Check the holder list on the block explorer. If 80–90% of total supply sits in two or three wallets — excluding the contract itself and locked liquidity pools — that concentration creates two problems: those wallets selling creates extreme price impact, and the concentration likely represents undisclosed team holdings queued for a dump.
Some concentration is expected early in a token's life. A launch from six hours ago will look different from one that's been trading for months. What you're looking for is extreme concentration combined with other red flags, not concentration alone.

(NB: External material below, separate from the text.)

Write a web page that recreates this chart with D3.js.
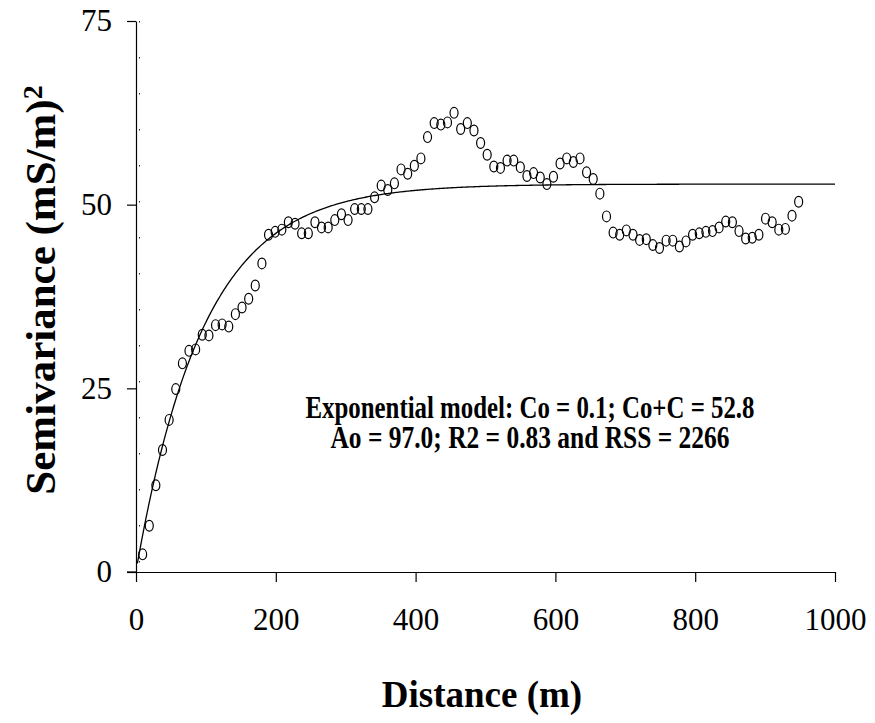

Pull the token up on DEXScreener or DexTools. Look at the actual transaction list. Organic trading looks varied: different wallet sizes, different transaction amounts, a mix of buys and sells from different addresses. Wash trading — used to manufacture volume and attract buyers — tends to show uniform transaction sizes, the same addresses recycling back and forth, or volume disconnected from any identifiable event.

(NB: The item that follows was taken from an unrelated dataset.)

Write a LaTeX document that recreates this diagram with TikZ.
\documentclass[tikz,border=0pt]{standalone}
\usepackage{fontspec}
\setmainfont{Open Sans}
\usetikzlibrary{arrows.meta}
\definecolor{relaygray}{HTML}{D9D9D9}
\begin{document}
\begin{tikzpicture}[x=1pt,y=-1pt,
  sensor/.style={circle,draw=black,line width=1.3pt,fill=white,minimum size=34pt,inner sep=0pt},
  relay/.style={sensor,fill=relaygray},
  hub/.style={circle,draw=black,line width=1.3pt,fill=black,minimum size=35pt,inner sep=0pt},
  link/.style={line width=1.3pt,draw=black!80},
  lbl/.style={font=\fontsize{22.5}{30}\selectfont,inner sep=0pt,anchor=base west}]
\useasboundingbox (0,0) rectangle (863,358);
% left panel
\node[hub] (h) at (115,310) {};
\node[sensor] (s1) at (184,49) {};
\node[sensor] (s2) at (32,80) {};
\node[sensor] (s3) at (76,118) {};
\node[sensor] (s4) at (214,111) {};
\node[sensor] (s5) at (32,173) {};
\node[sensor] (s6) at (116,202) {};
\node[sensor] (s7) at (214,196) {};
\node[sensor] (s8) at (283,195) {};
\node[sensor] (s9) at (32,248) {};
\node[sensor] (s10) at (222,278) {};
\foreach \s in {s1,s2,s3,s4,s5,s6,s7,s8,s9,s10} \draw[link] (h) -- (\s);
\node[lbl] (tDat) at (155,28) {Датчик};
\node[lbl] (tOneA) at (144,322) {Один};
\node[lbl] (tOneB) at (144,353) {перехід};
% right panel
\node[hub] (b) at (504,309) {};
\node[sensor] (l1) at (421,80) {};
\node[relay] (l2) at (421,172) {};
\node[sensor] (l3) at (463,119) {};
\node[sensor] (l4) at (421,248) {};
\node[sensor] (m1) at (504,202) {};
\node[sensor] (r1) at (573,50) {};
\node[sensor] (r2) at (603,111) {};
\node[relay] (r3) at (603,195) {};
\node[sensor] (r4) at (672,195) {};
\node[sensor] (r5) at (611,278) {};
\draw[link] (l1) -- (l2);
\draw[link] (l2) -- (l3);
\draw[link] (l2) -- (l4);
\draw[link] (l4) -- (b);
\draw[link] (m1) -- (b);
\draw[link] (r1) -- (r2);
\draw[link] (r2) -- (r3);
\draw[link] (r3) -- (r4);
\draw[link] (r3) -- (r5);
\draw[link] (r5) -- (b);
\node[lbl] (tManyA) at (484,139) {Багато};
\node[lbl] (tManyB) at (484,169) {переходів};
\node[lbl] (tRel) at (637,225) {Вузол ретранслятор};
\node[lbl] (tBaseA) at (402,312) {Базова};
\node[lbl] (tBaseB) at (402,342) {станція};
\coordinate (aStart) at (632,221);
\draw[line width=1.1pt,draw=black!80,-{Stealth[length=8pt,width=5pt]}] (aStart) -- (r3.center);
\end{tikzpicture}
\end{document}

Artificial volume isn't always visible by eye, but obvious patterns are worth noticing. A token showing $5 million in 24-hour volume from twelve wallets executing identical-sized trades in alternating directions is not the same as genuine market activity.

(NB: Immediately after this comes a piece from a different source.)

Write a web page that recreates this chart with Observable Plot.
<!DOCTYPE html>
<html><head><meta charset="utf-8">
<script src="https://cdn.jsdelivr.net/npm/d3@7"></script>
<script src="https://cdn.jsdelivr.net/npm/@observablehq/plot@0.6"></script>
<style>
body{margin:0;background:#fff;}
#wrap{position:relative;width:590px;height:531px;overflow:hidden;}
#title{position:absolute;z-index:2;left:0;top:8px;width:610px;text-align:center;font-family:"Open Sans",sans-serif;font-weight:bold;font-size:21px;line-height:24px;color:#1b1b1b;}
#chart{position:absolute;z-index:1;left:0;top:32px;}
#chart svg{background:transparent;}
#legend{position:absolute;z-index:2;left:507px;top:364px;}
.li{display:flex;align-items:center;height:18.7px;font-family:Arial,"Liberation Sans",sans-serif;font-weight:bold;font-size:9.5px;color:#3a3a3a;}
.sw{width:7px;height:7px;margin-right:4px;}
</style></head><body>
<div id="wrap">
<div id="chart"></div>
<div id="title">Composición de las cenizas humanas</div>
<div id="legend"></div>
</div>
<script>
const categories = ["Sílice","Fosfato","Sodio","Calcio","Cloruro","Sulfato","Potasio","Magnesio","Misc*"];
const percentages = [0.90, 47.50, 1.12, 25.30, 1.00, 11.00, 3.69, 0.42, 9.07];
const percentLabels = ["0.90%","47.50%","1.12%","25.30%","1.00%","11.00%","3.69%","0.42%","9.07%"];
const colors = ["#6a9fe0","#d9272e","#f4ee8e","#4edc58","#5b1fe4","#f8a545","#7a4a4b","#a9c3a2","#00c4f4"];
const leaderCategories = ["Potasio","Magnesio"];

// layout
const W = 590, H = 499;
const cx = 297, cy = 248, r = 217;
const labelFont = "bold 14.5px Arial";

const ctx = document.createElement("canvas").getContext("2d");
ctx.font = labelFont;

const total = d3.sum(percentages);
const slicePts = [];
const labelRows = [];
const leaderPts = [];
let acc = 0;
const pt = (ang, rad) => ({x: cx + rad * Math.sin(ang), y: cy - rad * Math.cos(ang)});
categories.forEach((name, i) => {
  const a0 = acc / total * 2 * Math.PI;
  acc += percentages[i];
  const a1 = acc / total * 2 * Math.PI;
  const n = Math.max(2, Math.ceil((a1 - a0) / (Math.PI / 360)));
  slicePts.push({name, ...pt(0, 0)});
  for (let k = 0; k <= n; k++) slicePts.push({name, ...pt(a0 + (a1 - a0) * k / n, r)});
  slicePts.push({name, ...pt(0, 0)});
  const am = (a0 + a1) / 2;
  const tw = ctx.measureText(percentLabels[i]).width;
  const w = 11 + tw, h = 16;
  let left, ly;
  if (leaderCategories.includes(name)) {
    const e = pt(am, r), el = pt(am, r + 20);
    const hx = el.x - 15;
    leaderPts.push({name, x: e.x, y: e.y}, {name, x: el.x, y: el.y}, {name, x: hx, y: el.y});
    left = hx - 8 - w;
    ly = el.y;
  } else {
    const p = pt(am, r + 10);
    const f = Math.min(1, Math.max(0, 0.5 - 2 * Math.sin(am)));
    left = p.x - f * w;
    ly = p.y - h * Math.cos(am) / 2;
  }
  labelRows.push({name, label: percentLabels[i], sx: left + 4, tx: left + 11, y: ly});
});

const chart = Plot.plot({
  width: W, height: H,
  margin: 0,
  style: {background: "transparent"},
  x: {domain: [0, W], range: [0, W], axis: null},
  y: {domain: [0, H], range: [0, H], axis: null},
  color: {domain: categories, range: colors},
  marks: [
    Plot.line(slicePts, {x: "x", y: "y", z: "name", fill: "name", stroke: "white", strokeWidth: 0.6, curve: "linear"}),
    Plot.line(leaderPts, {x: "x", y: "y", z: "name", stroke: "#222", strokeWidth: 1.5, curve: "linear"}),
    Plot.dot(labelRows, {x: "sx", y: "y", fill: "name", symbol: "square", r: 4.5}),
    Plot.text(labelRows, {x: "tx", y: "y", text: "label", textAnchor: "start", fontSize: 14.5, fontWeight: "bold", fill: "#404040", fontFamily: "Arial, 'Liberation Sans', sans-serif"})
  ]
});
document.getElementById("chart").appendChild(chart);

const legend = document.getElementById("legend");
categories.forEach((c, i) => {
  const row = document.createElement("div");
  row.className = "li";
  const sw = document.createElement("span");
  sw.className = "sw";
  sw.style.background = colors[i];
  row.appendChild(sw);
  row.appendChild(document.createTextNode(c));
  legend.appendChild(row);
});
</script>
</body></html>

Automated scanners match patterns against known fraud templates. They're good at catching what they've seen before. They don't catch novel structures, conditional logic designed to pass tests while behaving maliciously in production, or proxy contracts where the deployed bytecode differs from the verified source.
Off-chain behavior is entirely out of scope. A team can pass every on-chain check and still stop development, withdraw treasury funds through individually justifiable transactions, or simply disappear. These slow rugs don't trip any scanner because nothing verifiably fraudulent ever appears on-chain — it just looks like a project that stopped executing.
The realistic posture: these checks eliminate the majority of unsophisticated scam tokens quickly. They don't provide certainty on the remainder.
Basic honeypots and unverified contracts get flagged within seconds by tools now integrated directly into some popular wallets. The unsophisticated end of the scam spectrum has become harder to operate against informed buyers. The response has been escalation in technical sophistication: more contracts are verified but hide malicious logic in proxy upgrades; more use conditional execution that behaves cleanly under simulation.
Some DEX launchpads have started enforcing minimum liquidity lock periods before listing, which removes the immediate-rug option for the tokens they list. Transaction simulation — showing exactly what a transaction will do before you confirm — is becoming a default wallet feature, which helps catch approval-based attacks that often accompany scam token launches.
Confirmation that on-chain checks reduce exposure: Rug pull and honeypot losses remain concentrated in unverified contracts and contracts flagged by standard scanners. The tools are identifying the right population.
What would break this picture: Widespread losses in fully verified, scanner-clean contracts through novel mechanisms currently outside scanner scope; sophisticated conditional logic becoming the industry standard for fraud, rendering pattern-based tools ineffective.
Now: Every new token interaction benefits from a 60-second scanner check before committing any funds. Token Sniffer and Honeypot.is are free and fast.
Next: Wallet-native security layers are expanding to cover more of this analysis automatically before transaction confirmation.
Later: On-chain deployer reputation systems — flagging addresses that have previously deployed scam contracts — may add a useful pre-check layer that looks back at the team rather than just the current contract.
This covers on-chain signals and tooling for pre-trade token assessment. It doesn't address phishing attacks, exchange compromises, social engineering, or off-chain fraud — those are separate threat surfaces with different mitigations. A token passing these checks isn't endorsed as legitimate or likely to perform well. The analysis identifies red flags; it doesn't certify absence of risk.